Cipher had initially tended, whether genuinely or in order to provoke an official response on the matter, that Bitcoin was a security, prompting Brent Fields, Associate Director of the Disclosure Review and Accounting Office, to offer the SEC’s official position on Bitcoin:

… we disagree with your conclusion that bitcoin is a security. We think that conclusion is incorrect under both the reasoning of SEC v. Howey and the framework that the staff applies in analyzing digital assets. Among other things, we do not believe that current purchasers of bitcoin are relying on the essential managerial and entrepreneurial efforts of others to produce a profit.

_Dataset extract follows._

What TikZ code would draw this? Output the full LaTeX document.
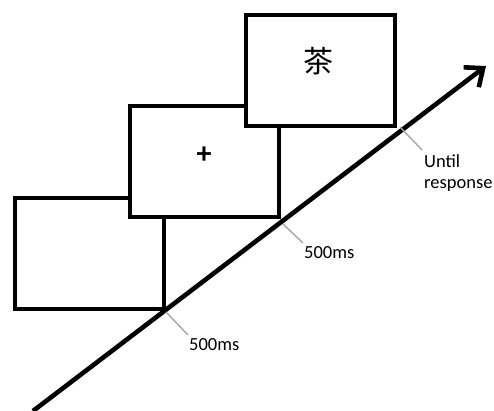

The letter goes further, stating that if Bitcoin were to be considered a security then it would raise “substantial other issues”, such as classing it as an “unregistered, publicly-offered security”, which would lead Cipher act as an underwriter for it.

One Down, Thousands to Go

While confirmation of this matter is of course welcome, it was never really in doubt that Bitcoin wouldn’t be classed as a security given its origins and the fact there was never a token raise of any kind for it. What is of much more interest to the community is the SEC’s view on the chasing pack, such as Ethereum and, in particular, XRP. In 2018 the SEC seemed to announce that Ethereum wasn’t a security, but this sentiment has since become muddied given the SEC’s increasingly critical stance on ICOs, of which Ethereum was the first, albeit not with that specific name at the time. XRP is the real test case, but with a case on this very subject moving slowly through the courts we likely won’t know the answer to this for some time.